Rows from a dataset of charts and code:
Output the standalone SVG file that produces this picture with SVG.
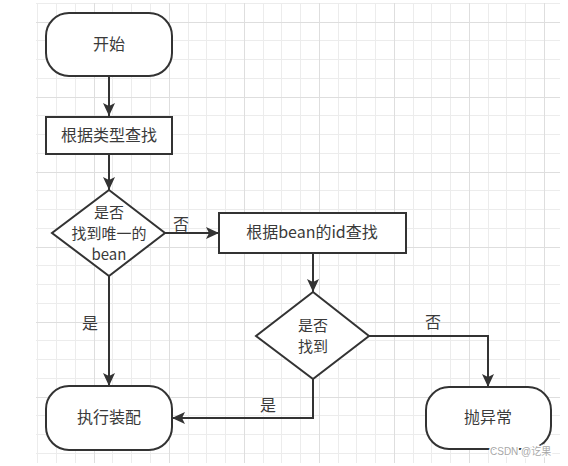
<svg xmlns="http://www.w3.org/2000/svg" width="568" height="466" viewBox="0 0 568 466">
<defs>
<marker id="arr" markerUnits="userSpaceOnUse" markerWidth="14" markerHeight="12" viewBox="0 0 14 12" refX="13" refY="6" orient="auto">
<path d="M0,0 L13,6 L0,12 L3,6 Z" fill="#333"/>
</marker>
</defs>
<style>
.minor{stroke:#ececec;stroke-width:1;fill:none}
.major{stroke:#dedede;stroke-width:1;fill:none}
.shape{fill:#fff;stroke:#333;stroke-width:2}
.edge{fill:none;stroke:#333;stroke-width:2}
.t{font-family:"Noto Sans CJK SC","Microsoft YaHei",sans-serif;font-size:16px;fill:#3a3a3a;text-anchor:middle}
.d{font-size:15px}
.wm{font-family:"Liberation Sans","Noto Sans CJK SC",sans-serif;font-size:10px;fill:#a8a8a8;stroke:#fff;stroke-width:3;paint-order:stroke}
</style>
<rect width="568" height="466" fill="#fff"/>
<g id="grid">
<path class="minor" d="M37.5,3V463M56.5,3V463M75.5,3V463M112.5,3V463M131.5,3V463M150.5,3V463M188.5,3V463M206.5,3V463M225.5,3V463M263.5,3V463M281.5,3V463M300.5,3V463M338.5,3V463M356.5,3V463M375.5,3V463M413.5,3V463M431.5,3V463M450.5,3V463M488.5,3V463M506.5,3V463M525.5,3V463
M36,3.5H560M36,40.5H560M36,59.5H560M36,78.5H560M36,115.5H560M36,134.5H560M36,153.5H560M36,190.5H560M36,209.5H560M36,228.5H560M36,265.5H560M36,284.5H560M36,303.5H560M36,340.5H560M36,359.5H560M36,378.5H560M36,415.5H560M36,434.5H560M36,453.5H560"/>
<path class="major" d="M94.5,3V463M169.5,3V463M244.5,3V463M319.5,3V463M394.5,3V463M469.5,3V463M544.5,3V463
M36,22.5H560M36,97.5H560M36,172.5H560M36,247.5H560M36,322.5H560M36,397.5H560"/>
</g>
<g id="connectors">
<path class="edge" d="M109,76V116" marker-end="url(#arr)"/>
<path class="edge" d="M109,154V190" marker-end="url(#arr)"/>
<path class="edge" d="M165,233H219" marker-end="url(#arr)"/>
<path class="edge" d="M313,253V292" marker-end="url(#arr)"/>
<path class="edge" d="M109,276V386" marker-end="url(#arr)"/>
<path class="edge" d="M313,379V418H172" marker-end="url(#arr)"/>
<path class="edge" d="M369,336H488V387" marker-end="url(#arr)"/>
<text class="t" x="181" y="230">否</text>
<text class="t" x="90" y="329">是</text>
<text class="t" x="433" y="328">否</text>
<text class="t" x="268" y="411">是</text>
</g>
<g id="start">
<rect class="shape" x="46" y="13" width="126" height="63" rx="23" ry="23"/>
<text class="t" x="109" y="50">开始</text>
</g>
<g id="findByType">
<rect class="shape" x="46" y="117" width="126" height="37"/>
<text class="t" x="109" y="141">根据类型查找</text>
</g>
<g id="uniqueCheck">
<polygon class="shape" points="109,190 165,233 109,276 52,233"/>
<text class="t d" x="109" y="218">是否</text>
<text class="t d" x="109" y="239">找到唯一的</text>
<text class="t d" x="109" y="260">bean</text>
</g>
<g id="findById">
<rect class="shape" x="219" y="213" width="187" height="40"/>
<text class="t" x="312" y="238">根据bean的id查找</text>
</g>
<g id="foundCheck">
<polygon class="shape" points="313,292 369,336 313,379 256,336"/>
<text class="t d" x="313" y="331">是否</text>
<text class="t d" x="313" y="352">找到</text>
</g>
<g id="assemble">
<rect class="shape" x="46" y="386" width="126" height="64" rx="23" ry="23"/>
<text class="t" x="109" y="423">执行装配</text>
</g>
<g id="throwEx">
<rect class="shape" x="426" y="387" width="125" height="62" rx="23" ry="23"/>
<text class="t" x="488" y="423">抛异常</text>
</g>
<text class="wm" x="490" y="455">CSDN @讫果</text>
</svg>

* * *

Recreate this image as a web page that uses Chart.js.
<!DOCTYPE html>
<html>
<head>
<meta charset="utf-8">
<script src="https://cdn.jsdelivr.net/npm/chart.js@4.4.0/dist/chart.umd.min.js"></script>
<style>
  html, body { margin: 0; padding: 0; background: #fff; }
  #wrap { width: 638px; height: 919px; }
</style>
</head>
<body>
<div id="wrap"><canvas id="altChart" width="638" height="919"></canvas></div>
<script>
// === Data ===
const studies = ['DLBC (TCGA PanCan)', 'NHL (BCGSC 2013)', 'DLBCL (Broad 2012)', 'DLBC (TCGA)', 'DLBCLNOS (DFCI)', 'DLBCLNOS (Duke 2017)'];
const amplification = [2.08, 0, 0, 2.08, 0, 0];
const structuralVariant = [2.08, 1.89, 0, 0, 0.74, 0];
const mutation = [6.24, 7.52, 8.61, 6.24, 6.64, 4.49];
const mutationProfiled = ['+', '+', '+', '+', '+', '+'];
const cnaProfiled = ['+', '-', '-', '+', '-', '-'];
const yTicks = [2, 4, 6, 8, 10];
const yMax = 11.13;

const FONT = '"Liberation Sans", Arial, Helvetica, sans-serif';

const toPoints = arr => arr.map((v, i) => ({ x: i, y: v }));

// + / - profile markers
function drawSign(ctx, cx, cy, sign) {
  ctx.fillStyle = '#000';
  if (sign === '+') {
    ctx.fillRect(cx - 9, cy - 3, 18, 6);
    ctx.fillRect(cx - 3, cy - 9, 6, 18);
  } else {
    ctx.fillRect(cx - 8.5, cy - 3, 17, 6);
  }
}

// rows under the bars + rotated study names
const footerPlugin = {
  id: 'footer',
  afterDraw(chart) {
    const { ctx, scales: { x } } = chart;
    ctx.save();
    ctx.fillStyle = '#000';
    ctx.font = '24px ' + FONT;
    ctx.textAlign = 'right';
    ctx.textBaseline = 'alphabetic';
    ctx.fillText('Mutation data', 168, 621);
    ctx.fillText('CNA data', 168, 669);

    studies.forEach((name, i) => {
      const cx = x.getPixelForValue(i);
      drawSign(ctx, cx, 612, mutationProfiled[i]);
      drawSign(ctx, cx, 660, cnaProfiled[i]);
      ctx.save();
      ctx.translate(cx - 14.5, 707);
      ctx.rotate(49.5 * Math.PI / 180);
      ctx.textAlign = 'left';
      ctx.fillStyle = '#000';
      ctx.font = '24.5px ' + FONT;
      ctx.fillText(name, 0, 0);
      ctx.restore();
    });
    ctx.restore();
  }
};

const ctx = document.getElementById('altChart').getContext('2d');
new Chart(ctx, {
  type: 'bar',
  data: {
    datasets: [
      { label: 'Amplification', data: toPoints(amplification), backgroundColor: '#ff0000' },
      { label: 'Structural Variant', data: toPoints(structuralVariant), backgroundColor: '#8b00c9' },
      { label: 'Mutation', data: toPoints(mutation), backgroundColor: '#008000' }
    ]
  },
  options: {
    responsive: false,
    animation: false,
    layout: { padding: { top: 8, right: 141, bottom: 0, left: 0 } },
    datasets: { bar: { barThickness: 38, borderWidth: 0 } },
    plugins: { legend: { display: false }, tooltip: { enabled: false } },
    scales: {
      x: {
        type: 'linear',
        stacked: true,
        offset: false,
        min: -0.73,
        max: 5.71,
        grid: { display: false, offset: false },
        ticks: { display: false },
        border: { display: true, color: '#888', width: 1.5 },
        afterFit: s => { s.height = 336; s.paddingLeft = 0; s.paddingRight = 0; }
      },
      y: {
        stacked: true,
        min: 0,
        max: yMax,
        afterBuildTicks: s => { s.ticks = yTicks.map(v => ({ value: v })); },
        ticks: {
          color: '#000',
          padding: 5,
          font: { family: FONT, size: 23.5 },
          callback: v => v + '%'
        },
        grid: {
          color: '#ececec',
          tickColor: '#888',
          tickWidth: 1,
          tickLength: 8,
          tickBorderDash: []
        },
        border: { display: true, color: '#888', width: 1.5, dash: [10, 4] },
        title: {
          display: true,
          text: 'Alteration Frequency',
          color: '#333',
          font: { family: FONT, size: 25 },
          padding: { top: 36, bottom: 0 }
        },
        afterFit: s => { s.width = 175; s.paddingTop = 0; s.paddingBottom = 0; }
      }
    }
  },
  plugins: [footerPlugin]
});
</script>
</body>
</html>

[Required work]
Gather all lines from the listing above in which "this" occurs.

[Result]
Output the standalone SVG file that produces this picture with SVG.
Recreate this image as a web page that uses Chart.js.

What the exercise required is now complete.